> DATA EXCERPT
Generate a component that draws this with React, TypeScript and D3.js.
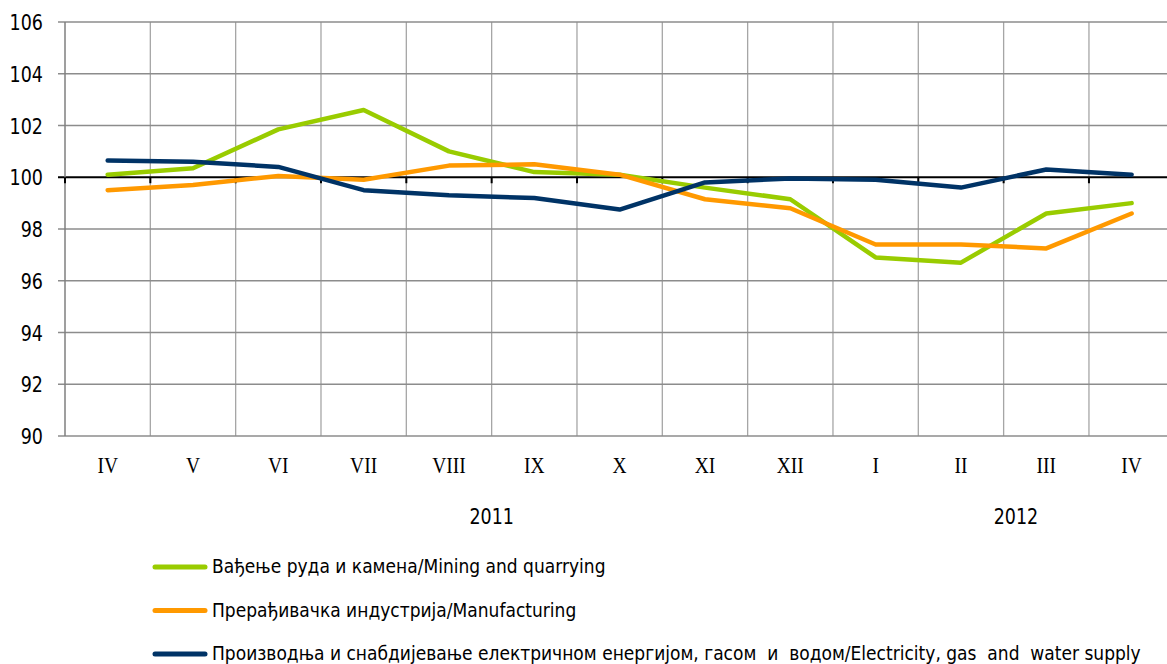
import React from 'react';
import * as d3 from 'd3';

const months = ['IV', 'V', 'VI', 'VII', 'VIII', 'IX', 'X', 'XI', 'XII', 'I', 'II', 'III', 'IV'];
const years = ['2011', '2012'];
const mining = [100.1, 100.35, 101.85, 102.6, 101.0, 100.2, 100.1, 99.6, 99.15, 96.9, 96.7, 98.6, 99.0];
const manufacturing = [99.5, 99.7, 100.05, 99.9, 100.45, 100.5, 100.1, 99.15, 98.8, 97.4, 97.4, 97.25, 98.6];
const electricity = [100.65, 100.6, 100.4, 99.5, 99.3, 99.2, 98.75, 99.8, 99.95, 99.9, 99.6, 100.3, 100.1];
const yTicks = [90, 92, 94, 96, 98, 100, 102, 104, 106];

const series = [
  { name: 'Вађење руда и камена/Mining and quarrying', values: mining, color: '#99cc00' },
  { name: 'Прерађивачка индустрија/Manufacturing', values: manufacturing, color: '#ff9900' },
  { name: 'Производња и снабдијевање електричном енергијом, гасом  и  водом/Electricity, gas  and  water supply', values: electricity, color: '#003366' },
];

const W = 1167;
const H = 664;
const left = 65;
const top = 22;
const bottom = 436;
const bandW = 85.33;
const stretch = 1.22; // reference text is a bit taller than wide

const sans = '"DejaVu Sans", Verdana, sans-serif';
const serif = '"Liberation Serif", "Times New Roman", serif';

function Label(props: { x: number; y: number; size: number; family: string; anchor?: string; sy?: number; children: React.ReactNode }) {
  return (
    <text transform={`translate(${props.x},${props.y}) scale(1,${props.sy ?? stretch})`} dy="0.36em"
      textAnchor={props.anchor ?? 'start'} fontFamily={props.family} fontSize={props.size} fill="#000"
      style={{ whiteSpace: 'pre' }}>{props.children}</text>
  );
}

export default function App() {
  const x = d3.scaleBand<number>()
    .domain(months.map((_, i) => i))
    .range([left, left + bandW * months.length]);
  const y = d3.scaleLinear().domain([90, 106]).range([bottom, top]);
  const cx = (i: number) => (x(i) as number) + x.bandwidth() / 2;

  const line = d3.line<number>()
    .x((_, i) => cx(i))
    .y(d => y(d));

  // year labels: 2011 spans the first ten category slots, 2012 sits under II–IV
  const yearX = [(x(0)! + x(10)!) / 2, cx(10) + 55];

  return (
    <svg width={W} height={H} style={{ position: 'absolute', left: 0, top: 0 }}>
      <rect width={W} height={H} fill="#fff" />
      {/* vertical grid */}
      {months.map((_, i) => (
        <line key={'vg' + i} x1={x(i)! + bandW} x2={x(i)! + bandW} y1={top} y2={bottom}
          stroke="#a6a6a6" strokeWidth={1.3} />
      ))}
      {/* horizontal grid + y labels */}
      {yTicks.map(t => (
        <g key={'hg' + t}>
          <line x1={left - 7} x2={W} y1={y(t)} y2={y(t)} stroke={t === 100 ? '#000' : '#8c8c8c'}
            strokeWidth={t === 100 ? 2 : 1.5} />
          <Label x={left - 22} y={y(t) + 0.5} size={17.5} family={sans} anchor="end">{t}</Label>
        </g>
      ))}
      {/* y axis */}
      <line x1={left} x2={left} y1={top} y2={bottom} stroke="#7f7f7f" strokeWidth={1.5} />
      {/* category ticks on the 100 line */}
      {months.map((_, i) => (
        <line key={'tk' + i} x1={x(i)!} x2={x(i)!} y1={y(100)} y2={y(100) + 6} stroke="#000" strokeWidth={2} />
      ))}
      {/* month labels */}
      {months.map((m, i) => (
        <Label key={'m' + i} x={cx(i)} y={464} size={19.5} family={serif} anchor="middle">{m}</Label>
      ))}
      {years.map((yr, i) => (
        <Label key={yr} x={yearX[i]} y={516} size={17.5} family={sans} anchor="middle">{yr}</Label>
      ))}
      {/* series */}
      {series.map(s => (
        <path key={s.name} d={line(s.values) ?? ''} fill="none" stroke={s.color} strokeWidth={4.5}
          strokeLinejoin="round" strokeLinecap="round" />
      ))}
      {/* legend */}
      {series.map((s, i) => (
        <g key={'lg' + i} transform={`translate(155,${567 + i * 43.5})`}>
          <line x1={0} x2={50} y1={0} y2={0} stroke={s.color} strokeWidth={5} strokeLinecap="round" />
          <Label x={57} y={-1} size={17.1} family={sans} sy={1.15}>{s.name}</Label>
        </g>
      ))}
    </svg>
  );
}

> DIRECTIONS
Print each line of the material above exactly, with the pictures removed from your copy.

> TASK RESPONSE
Generate a component that draws this with React, TypeScript and D3.js.
import React from 'react';
import * as d3 from 'd3';

const months = ['IV', 'V', 'VI', 'VII', 'VIII', 'IX', 'X', 'XI', 'XII', 'I', 'II', 'III', 'IV'];
const years = ['2011', '2012'];
const mining = [100.1, 100.35, 101.85, 102.6, 101.0, 100.2, 100.1, 99.6, 99.15, 96.9, 96.7, 98.6, 99.0];
const manufacturing = [99.5, 99.7, 100.05, 99.9, 100.45, 100.5, 100.1, 99.15, 98.8, 97.4, 97.4, 97.25, 98.6];
const electricity = [100.65, 100.6, 100.4, 99.5, 99.3, 99.2, 98.75, 99.8, 99.95, 99.9, 99.6, 100.3, 100.1];
const yTicks = [90, 92, 94, 96, 98, 100, 102, 104, 106];

const series = [
  { name: 'Вађење руда и камена/Mining and quarrying', values: mining, color: '#99cc00' },
  { name: 'Прерађивачка индустрија/Manufacturing', values: manufacturing, color: '#ff9900' },
  { name: 'Производња и снабдијевање електричном енергијом, гасом  и  водом/Electricity, gas  and  water supply', values: electricity, color: '#003366' },
];

const W = 1167;
const H = 664;
const left = 65;
const top = 22;
const bottom = 436;
const bandW = 85.33;
const stretch = 1.22; // reference text is a bit taller than wide

const sans = '"DejaVu Sans", Verdana, sans-serif';
const serif = '"Liberation Serif", "Times New Roman", serif';

function Label(props: { x: number; y: number; size: number; family: string; anchor?: string; sy?: number; children: React.ReactNode }) {
  return (
    <text transform={`translate(${props.x},${props.y}) scale(1,${props.sy ?? stretch})`} dy="0.36em"
      textAnchor={props.anchor ?? 'start'} fontFamily={props.family} fontSize={props.size} fill="#000"
      style={{ whiteSpace: 'pre' }}>{props.children}</text>
  );
}

export default function App() {
  const x = d3.scaleBand<number>()
    .domain(months.map((_, i) => i))
    .range([left, left + bandW * months.length]);
  const y = d3.scaleLinear().domain([90, 106]).range([bottom, top]);
  const cx = (i: number) => (x(i) as number) + x.bandwidth() / 2;

  const line = d3.line<number>()
    .x((_, i) => cx(i))
    .y(d => y(d));

  // year labels: 2011 spans the first ten category slots, 2012 sits under II–IV
  const yearX = [(x(0)! + x(10)!) / 2, cx(10) + 55];

  return (
    <svg width={W} height={H} style={{ position: 'absolute', left: 0, top: 0 }}>
      <rect width={W} height={H} fill="#fff" />
      {/* vertical grid */}
      {months.map((_, i) => (
        <line key={'vg' + i} x1={x(i)! + bandW} x2={x(i)! + bandW} y1={top} y2={bottom}
          stroke="#a6a6a6" strokeWidth={1.3} />
      ))}
      {/* horizontal grid + y labels */}
      {yTicks.map(t => (
        <g key={'hg' + t}>
          <line x1={left - 7} x2={W} y1={y(t)} y2={y(t)} stroke={t === 100 ? '#000' : '#8c8c8c'}
            strokeWidth={t === 100 ? 2 : 1.5} />
          <Label x={left - 22} y={y(t) + 0.5} size={17.5} family={sans} anchor="end">{t}</Label>
        </g>
      ))}
      {/* y axis */}
      <line x1={left} x2={left} y1={top} y2={bottom} stroke="#7f7f7f" strokeWidth={1.5} />
      {/* category ticks on the 100 line */}
      {months.map((_, i) => (
        <line key={'tk' + i} x1={x(i)!} x2={x(i)!} y1={y(100)} y2={y(100) + 6} stroke="#000" strokeWidth={2} />
      ))}
      {/* month labels */}
      {months.map((m, i) => (
        <Label key={'m' + i} x={cx(i)} y={464} size={19.5} family={serif} anchor="middle">{m}</Label>
      ))}
      {years.map((yr, i) => (
        <Label key={yr} x={yearX[i]} y={516} size={17.5} family={sans} anchor="middle">{yr}</Label>
      ))}
      {/* series */}
      {series.map(s => (
        <path key={s.name} d={line(s.values) ?? ''} fill="none" stroke={s.color} strokeWidth={4.5}
          strokeLinejoin="round" strokeLinecap="round" />
      ))}
      {/* legend */}
      {series.map((s, i) => (
        <g key={'lg' + i} transform={`translate(155,${567 + i * 43.5})`}>
          <line x1={0} x2={50} y1={0} y2={0} stroke={s.color} strokeWidth={5} strokeLinecap="round" />
          <Label x={57} y={-1} size={17.1} family={sans} sy={1.15}>{s.name}</Label>
        </g>
      ))}
    </svg>
  );
}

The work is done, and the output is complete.